Without the pictures, please reproduce only the lines from the one with "Write a web" through the one with "15.4, 16.9, 17.0];", both included.
>> start Provided records
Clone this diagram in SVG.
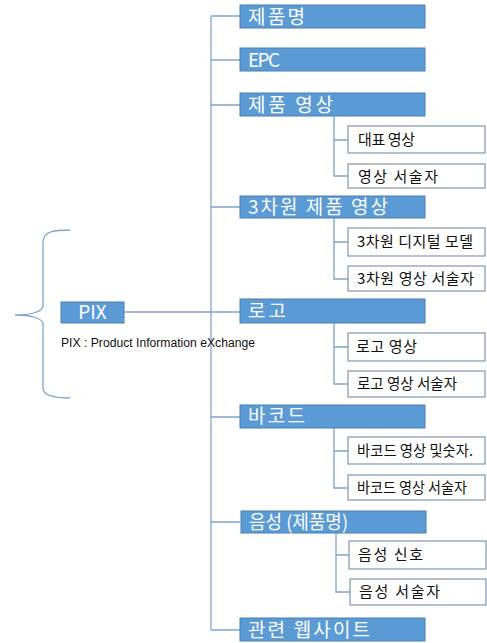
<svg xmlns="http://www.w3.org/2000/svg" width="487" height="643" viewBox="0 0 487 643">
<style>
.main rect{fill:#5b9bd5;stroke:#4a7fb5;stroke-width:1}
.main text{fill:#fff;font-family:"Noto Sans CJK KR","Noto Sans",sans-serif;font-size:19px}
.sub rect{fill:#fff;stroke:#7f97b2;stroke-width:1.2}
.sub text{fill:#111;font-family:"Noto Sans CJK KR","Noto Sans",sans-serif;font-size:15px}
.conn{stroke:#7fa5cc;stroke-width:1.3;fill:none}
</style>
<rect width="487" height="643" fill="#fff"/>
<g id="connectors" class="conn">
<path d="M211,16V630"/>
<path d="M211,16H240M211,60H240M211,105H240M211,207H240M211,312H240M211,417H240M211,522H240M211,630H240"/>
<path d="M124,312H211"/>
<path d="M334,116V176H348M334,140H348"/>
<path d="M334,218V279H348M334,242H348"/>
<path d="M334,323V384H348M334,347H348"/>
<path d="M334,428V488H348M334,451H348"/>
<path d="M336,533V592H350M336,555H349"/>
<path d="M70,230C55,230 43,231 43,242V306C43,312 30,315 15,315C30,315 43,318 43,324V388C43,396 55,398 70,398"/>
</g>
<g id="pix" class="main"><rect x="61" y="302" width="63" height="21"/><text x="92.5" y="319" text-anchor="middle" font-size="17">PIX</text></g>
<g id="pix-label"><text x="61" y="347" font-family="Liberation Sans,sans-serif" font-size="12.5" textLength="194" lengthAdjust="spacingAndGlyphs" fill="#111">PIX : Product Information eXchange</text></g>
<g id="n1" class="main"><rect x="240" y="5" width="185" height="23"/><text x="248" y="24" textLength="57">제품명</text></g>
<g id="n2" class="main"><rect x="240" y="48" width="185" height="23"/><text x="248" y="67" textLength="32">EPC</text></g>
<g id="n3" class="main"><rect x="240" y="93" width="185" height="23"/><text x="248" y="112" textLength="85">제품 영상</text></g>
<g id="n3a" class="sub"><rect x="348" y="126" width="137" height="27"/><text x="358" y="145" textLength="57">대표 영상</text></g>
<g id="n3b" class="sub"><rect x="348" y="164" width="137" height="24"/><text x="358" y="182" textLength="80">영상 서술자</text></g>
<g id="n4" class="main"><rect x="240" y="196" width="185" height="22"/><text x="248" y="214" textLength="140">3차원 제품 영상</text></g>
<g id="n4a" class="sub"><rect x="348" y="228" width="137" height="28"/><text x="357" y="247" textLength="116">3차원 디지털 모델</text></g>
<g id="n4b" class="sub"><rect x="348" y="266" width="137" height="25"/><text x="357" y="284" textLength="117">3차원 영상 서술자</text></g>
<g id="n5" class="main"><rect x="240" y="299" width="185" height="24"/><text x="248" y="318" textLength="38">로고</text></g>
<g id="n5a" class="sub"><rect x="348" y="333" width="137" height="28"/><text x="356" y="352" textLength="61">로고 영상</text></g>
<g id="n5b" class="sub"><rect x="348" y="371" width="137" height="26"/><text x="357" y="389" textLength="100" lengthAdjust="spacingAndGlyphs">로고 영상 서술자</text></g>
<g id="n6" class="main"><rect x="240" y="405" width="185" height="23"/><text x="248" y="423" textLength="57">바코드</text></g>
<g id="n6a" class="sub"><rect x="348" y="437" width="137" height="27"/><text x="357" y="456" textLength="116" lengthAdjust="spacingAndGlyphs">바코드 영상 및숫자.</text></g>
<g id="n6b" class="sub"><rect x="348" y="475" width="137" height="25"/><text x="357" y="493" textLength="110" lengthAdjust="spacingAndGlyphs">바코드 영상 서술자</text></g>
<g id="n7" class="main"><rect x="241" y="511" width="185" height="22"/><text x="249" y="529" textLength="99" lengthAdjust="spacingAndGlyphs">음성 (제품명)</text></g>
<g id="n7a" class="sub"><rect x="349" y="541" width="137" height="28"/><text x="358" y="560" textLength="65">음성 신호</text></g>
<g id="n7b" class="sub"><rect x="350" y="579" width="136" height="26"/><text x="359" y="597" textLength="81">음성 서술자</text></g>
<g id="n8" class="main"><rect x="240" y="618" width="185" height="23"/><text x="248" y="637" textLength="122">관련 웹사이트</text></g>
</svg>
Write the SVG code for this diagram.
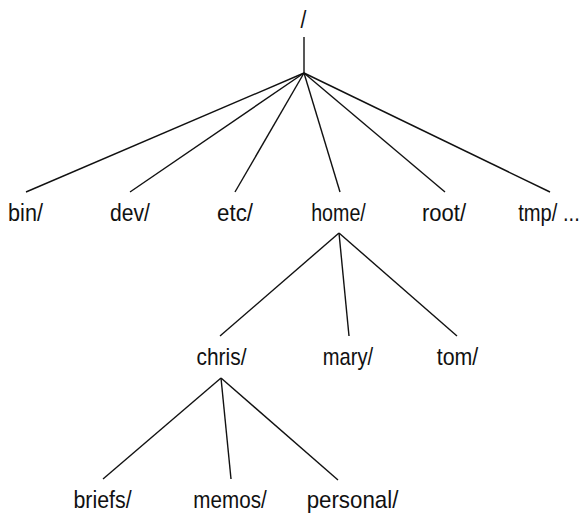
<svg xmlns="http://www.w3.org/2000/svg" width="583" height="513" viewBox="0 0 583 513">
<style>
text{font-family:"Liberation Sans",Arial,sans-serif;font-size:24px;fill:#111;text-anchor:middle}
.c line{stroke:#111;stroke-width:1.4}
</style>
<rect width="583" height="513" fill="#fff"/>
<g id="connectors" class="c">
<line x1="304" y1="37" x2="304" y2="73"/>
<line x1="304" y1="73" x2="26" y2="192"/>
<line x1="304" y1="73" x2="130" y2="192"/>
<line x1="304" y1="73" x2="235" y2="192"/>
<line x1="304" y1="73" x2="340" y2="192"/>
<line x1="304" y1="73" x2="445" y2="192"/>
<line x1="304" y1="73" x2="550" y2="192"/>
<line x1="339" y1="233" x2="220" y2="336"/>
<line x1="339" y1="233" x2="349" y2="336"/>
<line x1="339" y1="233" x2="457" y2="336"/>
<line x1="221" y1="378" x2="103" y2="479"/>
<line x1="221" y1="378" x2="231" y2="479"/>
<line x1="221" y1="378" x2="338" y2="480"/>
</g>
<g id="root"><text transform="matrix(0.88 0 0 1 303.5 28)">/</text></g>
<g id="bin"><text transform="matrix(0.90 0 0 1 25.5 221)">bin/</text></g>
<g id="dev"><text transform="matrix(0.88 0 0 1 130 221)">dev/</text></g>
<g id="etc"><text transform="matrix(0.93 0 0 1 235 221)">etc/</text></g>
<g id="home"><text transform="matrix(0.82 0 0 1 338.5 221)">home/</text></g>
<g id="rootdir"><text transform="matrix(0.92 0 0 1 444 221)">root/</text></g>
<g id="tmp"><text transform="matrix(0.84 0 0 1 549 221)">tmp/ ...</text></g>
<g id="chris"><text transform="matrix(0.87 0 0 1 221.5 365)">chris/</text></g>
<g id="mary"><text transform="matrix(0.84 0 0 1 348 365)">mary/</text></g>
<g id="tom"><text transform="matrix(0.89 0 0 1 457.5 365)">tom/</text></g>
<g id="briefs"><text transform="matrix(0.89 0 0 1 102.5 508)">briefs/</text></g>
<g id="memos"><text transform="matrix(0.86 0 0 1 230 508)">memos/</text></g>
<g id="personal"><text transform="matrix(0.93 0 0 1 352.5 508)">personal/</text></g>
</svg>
>> end Provided records
>> start Provided records
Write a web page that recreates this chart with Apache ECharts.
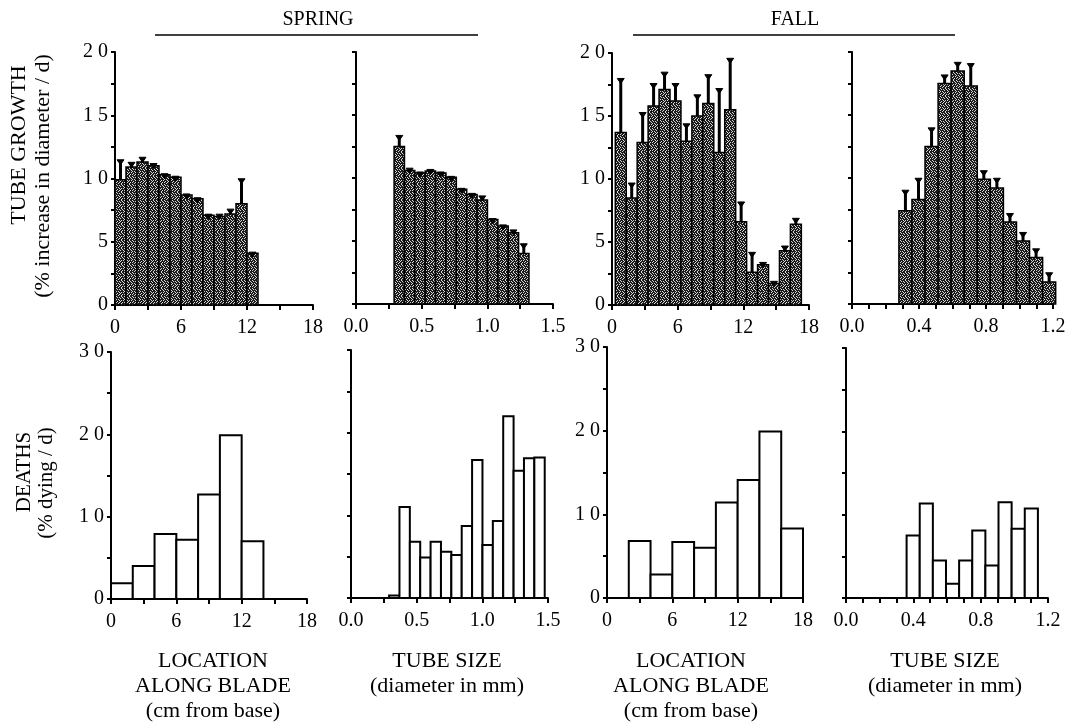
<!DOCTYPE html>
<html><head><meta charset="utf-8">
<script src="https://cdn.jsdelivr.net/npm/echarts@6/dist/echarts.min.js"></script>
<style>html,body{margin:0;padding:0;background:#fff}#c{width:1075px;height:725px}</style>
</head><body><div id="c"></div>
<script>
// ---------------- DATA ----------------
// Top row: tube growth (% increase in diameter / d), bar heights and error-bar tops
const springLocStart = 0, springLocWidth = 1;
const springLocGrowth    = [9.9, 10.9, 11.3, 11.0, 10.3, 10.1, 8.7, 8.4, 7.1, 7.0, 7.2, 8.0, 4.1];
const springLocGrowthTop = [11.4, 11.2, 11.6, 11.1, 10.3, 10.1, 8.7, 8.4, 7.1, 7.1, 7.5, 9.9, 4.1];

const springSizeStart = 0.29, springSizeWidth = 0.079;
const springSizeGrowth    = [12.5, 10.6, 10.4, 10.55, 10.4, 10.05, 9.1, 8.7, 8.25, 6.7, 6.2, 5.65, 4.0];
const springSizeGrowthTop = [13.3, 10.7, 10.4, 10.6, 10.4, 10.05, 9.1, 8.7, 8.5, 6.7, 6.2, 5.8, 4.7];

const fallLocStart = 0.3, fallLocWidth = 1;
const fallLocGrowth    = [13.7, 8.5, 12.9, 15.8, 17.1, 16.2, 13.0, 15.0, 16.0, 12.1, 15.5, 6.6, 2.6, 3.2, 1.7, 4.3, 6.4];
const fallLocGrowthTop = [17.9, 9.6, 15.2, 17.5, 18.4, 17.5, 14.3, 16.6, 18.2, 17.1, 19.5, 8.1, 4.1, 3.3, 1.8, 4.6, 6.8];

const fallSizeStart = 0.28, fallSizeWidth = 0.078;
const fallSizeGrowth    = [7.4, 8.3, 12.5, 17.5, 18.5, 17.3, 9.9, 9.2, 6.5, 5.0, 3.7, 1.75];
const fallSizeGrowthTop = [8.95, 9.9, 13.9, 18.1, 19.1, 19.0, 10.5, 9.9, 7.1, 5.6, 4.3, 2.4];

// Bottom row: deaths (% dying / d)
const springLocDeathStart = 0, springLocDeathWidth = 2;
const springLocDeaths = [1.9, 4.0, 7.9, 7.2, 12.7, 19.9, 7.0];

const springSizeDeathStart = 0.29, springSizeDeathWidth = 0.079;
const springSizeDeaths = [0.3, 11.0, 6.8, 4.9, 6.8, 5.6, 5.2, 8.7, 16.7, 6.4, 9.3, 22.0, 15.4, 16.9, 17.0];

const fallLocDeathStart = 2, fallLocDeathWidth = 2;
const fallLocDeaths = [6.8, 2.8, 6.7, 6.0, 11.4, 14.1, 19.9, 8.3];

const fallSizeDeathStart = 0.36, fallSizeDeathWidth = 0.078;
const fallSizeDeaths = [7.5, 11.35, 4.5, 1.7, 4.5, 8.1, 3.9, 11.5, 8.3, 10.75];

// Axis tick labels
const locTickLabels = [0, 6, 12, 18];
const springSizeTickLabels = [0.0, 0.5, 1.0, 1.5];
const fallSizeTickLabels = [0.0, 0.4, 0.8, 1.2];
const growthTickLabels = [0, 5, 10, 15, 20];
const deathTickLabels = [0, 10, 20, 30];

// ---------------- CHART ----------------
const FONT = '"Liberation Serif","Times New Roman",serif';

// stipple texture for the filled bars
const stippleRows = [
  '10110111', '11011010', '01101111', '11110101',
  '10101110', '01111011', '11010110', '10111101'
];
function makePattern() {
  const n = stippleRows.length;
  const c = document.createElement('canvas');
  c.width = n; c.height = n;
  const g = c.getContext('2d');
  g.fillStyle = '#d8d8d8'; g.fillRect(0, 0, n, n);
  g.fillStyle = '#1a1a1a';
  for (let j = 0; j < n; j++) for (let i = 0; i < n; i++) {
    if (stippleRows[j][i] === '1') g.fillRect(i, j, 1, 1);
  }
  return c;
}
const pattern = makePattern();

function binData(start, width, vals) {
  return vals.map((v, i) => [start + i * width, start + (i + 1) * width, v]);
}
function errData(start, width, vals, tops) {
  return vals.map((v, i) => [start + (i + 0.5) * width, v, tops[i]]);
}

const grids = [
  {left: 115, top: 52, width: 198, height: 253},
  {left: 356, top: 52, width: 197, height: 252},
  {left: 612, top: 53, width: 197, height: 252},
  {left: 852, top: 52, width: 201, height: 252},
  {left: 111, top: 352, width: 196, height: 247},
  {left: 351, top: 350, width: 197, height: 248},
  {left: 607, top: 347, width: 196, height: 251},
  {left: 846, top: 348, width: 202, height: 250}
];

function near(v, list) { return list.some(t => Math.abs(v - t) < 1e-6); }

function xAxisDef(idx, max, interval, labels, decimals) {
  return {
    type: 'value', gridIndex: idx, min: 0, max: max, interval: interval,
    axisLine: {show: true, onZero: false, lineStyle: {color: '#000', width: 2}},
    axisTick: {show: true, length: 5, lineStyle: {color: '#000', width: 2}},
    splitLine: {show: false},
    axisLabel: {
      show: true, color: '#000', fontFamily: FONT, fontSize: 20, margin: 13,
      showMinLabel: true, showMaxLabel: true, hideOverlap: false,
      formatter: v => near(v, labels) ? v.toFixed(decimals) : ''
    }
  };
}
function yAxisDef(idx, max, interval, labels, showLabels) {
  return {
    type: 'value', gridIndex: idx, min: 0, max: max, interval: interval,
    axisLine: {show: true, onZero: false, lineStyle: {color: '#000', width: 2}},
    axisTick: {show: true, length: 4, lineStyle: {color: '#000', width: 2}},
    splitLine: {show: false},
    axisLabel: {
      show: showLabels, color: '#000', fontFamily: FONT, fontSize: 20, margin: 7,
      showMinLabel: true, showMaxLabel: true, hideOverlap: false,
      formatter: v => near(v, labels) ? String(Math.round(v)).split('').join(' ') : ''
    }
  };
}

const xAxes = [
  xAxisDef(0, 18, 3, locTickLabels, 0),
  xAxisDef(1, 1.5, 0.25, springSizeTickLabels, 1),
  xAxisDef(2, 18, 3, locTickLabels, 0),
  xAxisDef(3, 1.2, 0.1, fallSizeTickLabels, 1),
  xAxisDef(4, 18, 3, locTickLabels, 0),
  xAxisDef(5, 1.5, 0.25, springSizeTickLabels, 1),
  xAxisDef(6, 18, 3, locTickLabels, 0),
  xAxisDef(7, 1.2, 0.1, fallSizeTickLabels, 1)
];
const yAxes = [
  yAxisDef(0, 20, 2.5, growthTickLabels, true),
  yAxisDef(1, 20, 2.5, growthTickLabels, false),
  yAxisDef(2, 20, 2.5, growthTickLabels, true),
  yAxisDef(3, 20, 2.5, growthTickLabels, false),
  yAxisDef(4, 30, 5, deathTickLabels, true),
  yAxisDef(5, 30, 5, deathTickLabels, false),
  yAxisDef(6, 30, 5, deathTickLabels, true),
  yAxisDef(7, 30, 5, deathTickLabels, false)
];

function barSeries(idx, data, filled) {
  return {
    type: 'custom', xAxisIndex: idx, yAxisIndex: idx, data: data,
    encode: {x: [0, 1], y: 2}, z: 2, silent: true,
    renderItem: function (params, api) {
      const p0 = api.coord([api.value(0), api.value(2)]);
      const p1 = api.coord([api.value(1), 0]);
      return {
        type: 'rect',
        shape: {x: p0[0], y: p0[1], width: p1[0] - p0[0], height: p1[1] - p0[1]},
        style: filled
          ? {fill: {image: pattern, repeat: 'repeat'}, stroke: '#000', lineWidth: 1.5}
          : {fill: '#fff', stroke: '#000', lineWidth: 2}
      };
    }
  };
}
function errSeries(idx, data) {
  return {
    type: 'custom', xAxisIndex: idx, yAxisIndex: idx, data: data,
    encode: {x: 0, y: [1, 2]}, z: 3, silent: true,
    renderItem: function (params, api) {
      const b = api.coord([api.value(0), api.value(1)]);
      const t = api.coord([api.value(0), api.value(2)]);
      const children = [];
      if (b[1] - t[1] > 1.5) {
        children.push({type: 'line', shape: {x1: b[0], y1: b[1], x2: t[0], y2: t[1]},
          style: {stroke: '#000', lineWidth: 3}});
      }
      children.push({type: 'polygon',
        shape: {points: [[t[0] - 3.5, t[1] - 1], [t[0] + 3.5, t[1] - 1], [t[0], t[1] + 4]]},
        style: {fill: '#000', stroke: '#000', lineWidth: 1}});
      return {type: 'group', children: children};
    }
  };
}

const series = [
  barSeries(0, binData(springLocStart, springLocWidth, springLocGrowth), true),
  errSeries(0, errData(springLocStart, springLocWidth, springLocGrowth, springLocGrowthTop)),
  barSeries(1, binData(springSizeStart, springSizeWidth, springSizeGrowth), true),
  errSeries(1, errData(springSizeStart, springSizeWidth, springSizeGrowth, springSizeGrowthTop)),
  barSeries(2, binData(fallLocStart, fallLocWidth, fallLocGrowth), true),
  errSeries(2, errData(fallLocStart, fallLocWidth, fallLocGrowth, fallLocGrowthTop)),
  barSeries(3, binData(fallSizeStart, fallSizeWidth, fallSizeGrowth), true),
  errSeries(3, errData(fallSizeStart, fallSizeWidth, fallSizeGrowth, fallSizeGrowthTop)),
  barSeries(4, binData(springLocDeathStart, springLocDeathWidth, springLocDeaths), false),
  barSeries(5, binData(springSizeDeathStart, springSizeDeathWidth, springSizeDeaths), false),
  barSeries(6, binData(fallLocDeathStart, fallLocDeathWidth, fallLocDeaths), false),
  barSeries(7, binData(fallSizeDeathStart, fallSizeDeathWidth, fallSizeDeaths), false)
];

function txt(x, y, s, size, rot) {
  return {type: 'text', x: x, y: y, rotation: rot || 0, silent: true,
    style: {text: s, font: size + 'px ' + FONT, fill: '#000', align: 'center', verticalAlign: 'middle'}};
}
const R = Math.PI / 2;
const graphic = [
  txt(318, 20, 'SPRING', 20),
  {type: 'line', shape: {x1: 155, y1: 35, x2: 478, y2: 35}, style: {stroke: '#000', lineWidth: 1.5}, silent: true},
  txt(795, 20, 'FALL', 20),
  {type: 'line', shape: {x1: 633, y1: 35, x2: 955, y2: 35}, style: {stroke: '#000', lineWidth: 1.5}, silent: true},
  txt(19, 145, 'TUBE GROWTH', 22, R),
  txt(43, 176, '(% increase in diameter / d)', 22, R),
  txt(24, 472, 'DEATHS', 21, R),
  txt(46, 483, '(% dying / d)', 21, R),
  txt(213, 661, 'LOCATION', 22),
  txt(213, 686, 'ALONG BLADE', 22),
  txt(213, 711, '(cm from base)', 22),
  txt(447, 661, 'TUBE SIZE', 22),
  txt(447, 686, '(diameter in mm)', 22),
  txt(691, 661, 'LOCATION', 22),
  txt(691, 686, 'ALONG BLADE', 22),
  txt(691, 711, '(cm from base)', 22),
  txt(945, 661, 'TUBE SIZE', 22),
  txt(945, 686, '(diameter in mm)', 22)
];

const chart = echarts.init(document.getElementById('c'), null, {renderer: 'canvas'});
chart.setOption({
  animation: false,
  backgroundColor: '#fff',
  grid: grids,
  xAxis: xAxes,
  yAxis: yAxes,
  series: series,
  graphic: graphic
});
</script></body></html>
>> end Provided records
Response below:
Write a web page that recreates this chart with Apache ECharts.
<!DOCTYPE html>
<html><head><meta charset="utf-8">
<script src="https://cdn.jsdelivr.net/npm/echarts@6/dist/echarts.min.js"></script>
<style>html,body{margin:0;padding:0;background:#fff}#c{width:1075px;height:725px}</style>
</head><body><div id="c"></div>
<script>
// ---------------- DATA ----------------
// Top row: tube growth (% increase in diameter / d), bar heights and error-bar tops
const springLocStart = 0, springLocWidth = 1;
const springLocGrowth    = [9.9, 10.9, 11.3, 11.0, 10.3, 10.1, 8.7, 8.4, 7.1, 7.0, 7.2, 8.0, 4.1];
const springLocGrowthTop = [11.4, 11.2, 11.6, 11.1, 10.3, 10.1, 8.7, 8.4, 7.1, 7.1, 7.5, 9.9, 4.1];

const springSizeStart = 0.29, springSizeWidth = 0.079;
const springSizeGrowth    = [12.5, 10.6, 10.4, 10.55, 10.4, 10.05, 9.1, 8.7, 8.25, 6.7, 6.2, 5.65, 4.0];
const springSizeGrowthTop = [13.3, 10.7, 10.4, 10.6, 10.4, 10.05, 9.1, 8.7, 8.5, 6.7, 6.2, 5.8, 4.7];

const fallLocStart = 0.3, fallLocWidth = 1;
const fallLocGrowth    = [13.7, 8.5, 12.9, 15.8, 17.1, 16.2, 13.0, 15.0, 16.0, 12.1, 15.5, 6.6, 2.6, 3.2, 1.7, 4.3, 6.4];
const fallLocGrowthTop = [17.9, 9.6, 15.2, 17.5, 18.4, 17.5, 14.3, 16.6, 18.2, 17.1, 19.5, 8.1, 4.1, 3.3, 1.8, 4.6, 6.8];

const fallSizeStart = 0.28, fallSizeWidth = 0.078;
const fallSizeGrowth    = [7.4, 8.3, 12.5, 17.5, 18.5, 17.3, 9.9, 9.2, 6.5, 5.0, 3.7, 1.75];
const fallSizeGrowthTop = [8.95, 9.9, 13.9, 18.1, 19.1, 19.0, 10.5, 9.9, 7.1, 5.6, 4.3, 2.4];

// Bottom row: deaths (% dying / d)
const springLocDeathStart = 0, springLocDeathWidth = 2;
const springLocDeaths = [1.9, 4.0, 7.9, 7.2, 12.7, 19.9, 7.0];

const springSizeDeathStart = 0.29, springSizeDeathWidth = 0.079;
const springSizeDeaths = [0.3, 11.0, 6.8, 4.9, 6.8, 5.6, 5.2, 8.7, 16.7, 6.4, 9.3, 22.0, 15.4, 16.9, 17.0];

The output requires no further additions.